Saturday, October 13, 2007

eulogy for mr. peet @ the berkeley city club

good afternoon,

i've been asked to say a few words about our founder, mr. peet. this opportunity has been given to me as a result of what i wrote on our website which you may have read--not the part about my simply needing a job but his curiosity and involvement with eastern religions.

i've been practicing zen buddhism for the past 23 years. having begun this path in new york, when i decided to travel to berkeley in '87 to continue my spiritual journey i carried with me my buddhist robe and among other things an olympia manual-pull espresso machine which some of you may remember we used to carry. liz paurel, who was the assistant manager of vine back then must've thought i was worth trying out since i referenced the seriousness of my coffee brewing preferences. this past july i celebrated my 20th anniversary all of which, except for a few months at domingo during our remodel, have been spent at walnut and vine--mr. peet's first store.

although mr. peet had sold the business some years before, he would come in occasionally and engage me in conversation. undoubtedly we would enter into impromptu tastings there at the counter and his focused intensity hadn't abated one iota since letting go of ownership. i felt extremely honored to have these moments with him--to be in the presence of someone who was passionately committed to quality, an attention to detail and the rest you all know so well.

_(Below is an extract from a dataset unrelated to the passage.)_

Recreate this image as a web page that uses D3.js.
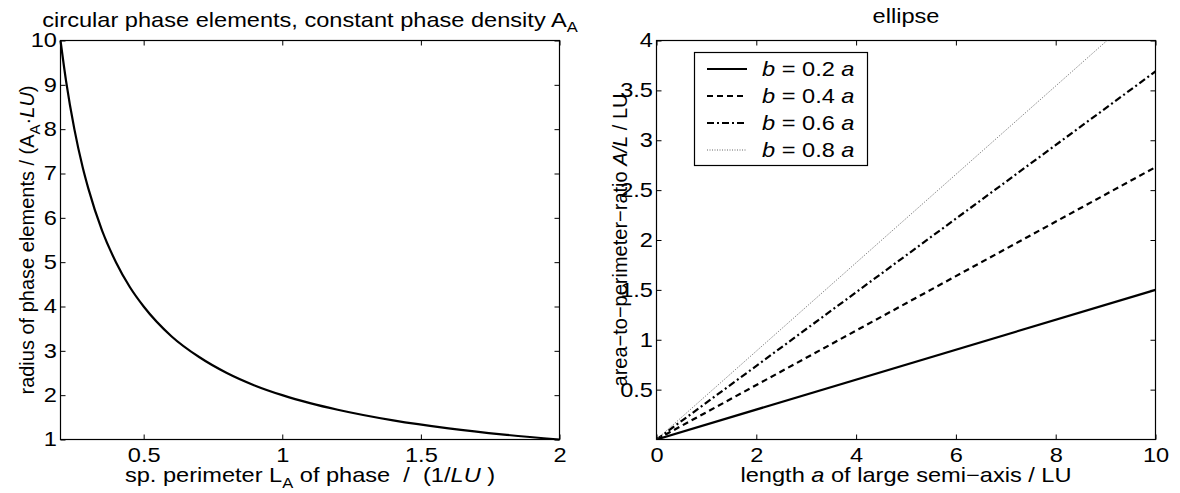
<!DOCTYPE html>
<html lang="en">
<head>
  <meta charset="UTF-8">
  <title>phase elements and ellipse</title>
  <script src="https://d3js.org/d3.v7.min.js"></script>
  <style>
    body { margin: 0; background: #fff; }
    svg text { font-family: "Liberation Sans", Arial, sans-serif; font-size: 20px; fill: #000; }
  </style>
</head>
<body>
  <div id="chart"></div>
  <script>
    // left plot: radius of circular phase elements vs specific perimeter
    const perimeter = [0.2, 0.22, 0.25, 0.28, 0.3, 0.35, 0.4, 0.45, 0.5, 0.6, 0.7, 0.8, 0.9, 1.0, 1.1, 1.2, 1.4, 1.6, 1.8, 2.0];
    const radius = [10, 9.09, 8, 7.14, 6.67, 5.71, 5, 4.44, 4, 3.33, 2.86, 2.5, 2.22, 2, 1.82, 1.67, 1.43, 1.25, 1.11, 1];
    const leftXTicks = [0.5, 1, 1.5, 2];
    const leftYTicks = [1, 2, 3, 4, 5, 6, 7, 8, 9, 10];

    // right plot: area-to-perimeter ratio of ellipses, straight lines through 0
    const semiAxis = [0, 10];
    const ratioB02 = [0, 1.50];
    const ratioB04 = [0, 2.73];
    const ratioB06 = [0, 3.69];
    const ratioB08 = [0, 4.43];
    const legendB = ["0.2", "0.4", "0.6", "0.8"];
    const rightXTicks = [0, 2, 4, 6, 8, 10];
    const rightYTicks = [0.5, 1, 1.5, 2, 2.5, 3, 3.5, 4];

    const width = 1180, height = 493;
    const sx = 1.18; // horizontal text in the original runs a bit wide
    const svg = d3.select("#chart").append("svg")
      .attr("width", width)
      .attr("height", height);

    const plotTop = 40.5, plotBottom = 439.5;

    function hText(x, y, anchor) {
      return svg.append("text")
        .attr("transform", `translate(${x},${y}) scale(${sx},1)`)
        .attr("text-anchor", anchor || "start");
    }

    function vText(x, y) {
      return svg.append("text")
        .attr("transform", `translate(${x},${y}) rotate(-90)`)
        .attr("font-size", 21)
        .attr("text-anchor", "middle");
    }

    function frame(x, y, xTicks, yTicks) {
      const g = svg.append("g");
      const [xl, xr] = x.range();
      g.append("g").attr("transform", `translate(0,${plotBottom})`)
        .call(d3.axisBottom(x).tickValues(xTicks).tickFormat(d3.format("")).tickSizeInner(-5).tickSizeOuter(0).tickPadding(8));
      g.append("g").attr("transform", `translate(0,${plotTop})`)
        .call(d3.axisTop(x).tickValues(xTicks).tickFormat("").tickSizeInner(-5).tickSizeOuter(0));
      g.append("g").attr("transform", `translate(${xl},0)`)
        .call(d3.axisLeft(y).tickValues(yTicks).tickFormat(d3.format("")).tickSizeInner(-5).tickSizeOuter(0).tickPadding(3));
      g.append("g").attr("transform", `translate(${xr},0)`)
        .call(d3.axisRight(y).tickValues(yTicks).tickFormat("").tickSizeInner(-5).tickSizeOuter(0));
      g.selectAll(".domain").remove();
      g.selectAll(".tick line").attr("stroke", "#000");
      g.selectAll(".tick text")
        .attr("font-size", 20).attr("font-family", null)
        .attr("transform", `scale(${sx},1)`);
      g.append("rect")
        .attr("x", xl).attr("y", plotTop)
        .attr("width", xr - xl).attr("height", plotBottom - plotTop)
        .attr("fill", "none").attr("stroke", "#000").attr("stroke-width", 1.2);
      return g;
    }

    // ---------- left plot ----------
    const xL = d3.scaleLinear().domain([0.2, 2]).range([60.5, 559.5]);
    const yL = d3.scaleLinear().domain([1, 10]).range([plotBottom, plotTop]);
    frame(xL, yL, leftXTicks, leftYTicks);

    const curve = perimeter.map((p, i) => [p, radius[i]]);
    svg.append("path")
      .datum(curve)
      .attr("fill", "none")
      .attr("stroke", "#000")
      .attr("stroke-width", 2.2)
      .attr("d", d3.line().x(d => xL(d[0])).y(d => yL(d[1])).curve(d3.curveMonotoneX));

    const tL = hText(310, 27, "middle");
    tL.append("tspan").text("circular phase elements, constant phase density A");
    tL.append("tspan").attr("font-size", 14).attr("dy", 5).text("A");

    const xlabL = hText(310, 482, "middle");
    xlabL.append("tspan").text("sp. perimeter L");
    xlabL.append("tspan").attr("font-size", 14).attr("dy", 6).text("A");
    xlabL.append("tspan").attr("dy", -6).text(" of phase \u00a0/ \u00a0(1/");
    xlabL.append("tspan").attr("font-style", "italic").text("LU");
    xlabL.append("tspan").text(" )");

    const ylabL = vText(34, (plotTop + plotBottom) / 2);
    ylabL.append("tspan").text("radius of phase elements / (A");
    ylabL.append("tspan").attr("font-size", 15).attr("dy", 6).text("A");
    ylabL.append("tspan").attr("dy", -6).text("\u00b7");
    ylabL.append("tspan").attr("font-style", "italic").text("LU");
    ylabL.append("tspan").text(")");

    // ---------- right plot ----------
    const xR = d3.scaleLinear().domain([0, 10]).range([656.5, 1155.5]);
    const yR = d3.scaleLinear().domain([0, 4]).range([plotBottom, plotTop]);
    frame(xR, yR, rightXTicks, rightYTicks);

    svg.append("clipPath").attr("id", "clipR")
      .append("rect")
      .attr("x", xR(0)).attr("y", plotTop)
      .attr("width", xR(10) - xR(0)).attr("height", plotBottom - plotTop);

    const series = [
      { b: legendB[0], values: ratioB02, dash: null, width: 2.2, color: "#000" },
      { b: legendB[1], values: ratioB04, dash: "6,4", width: 2.2, color: "#000" },
      { b: legendB[2], values: ratioB06, dash: "7,3,2,3", width: 2.2, color: "#000" },
      { b: legendB[3], values: ratioB08, dash: "1,1.5", width: 1, color: "#666" }
    ];

    const lineR = d3.line().x(d => xR(d[0])).y(d => yR(d[1]));
    svg.append("g").attr("clip-path", "url(#clipR)")
      .selectAll("path")
      .data(series)
      .enter()
      .append("path")
      .attr("fill", "none")
      .attr("stroke", d => d.color)
      .attr("stroke-width", d => d.width)
      .attr("stroke-dasharray", d => d.dash)
      .attr("d", d => lineR(semiAxis.map((a, i) => [a, d.values[i]])));

    // legend
    svg.append("rect")
      .attr("x", 694.5).attr("y", 52.5)
      .attr("width", 173).attr("height", 113)
      .attr("fill", "#fff").attr("stroke", "#000").attr("stroke-width", 1.2);
    series.forEach((s, i) => {
      const yy = 69 + i * 27;
      svg.append("line")
        .attr("x1", 707).attr("x2", 747).attr("y1", yy).attr("y2", yy)
        .attr("stroke", s.color).attr("stroke-width", s.width)
        .attr("stroke-dasharray", s.dash);
      const t = hText(762, yy + 7);
      t.append("tspan").attr("font-style", "italic").text("b");
      t.append("tspan").text(" = " + s.b + " ");
      t.append("tspan").attr("font-style", "italic").text("a");
    });

    hText(906, 23, "middle").text("ellipse");

    const xlabR = hText(906, 482, "middle");
    xlabR.append("tspan").text("length ");
    xlabR.append("tspan").attr("font-style", "italic").text("a");
    xlabR.append("tspan").text(" of large semi\u2212axis / LU");

    const ylabR = vText(627, (plotTop + plotBottom) / 2);
    ylabR.append("tspan").text("area\u2212to\u2212perimeter\u2212ratio ");
    ylabR.append("tspan").attr("font-style", "italic").text("A/L");
    ylabR.append("tspan").text(" / LU");
  </script>
</body>
</html>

a zen priest friend of mine told me she and her husband had led a couple silent retreats at the unitarian church in the 70's where mr. peet was a congregant. she said he was an enthusiastic participant in the retreats which, being a unitarian, is somewhat surprising given what is commonly thought to be a basic premise in that tradition: when arriving at a crossroads where one road leads to god and another to talk about god, a unitarian will choose the latter! i once presented him with some literature from the zen center where i reside and asked him about these matters of the spirit. however, he chose not to engage me in this way and i dropped the subject. although outspoken in the store, i found out later that he was a very private person. many of you have read his words when asked to recount his life's story. for me, his response speaks to that silence cultivated through reflection in various spiritual traditions. he simply said, "the coffee tells my story." i learned recently that he considered himself a taoist later in life and read from that literature daily with friends and caretakers.

i think about mr. peet establishing his business and the rest of us establishing ours both at work and in our so-called personal life. actually when you look closely there's no difference. it's more about our attitude which divides them. there's a famous zen story of a japanese zen monk who traveled to china looking for an authentic teacher. upon his return to his homeland he was asked, "what did you learn?" his response was, "eyes horizontal; nose vertical." the vertical represents the distinction, the hierarchy of things. certainly mr. peet was at the top and we've inherited his vision at whatever level of responsibility we now hold. the horizontal represents the oneness of all phenomena. in this way we all are of the same piece, interrelated and working together. the matrix of these two vertices is called "our life". my sense now of mr. peet in these later years was one of reflection. having left an indelible mark on the world of coffee and tea he still had to come to terms with his own mortality as we all do. in mr. peet's copy of the book zen mind, beginner's mind, which i was kindly presented, the author suzuki roshi states on a coffee or tea stained page, i'm not sure which, "when you are you, you see things as they are, and you become one with your surroundings." i think mr. peet embodied that. anybody in his presence could feel it as well.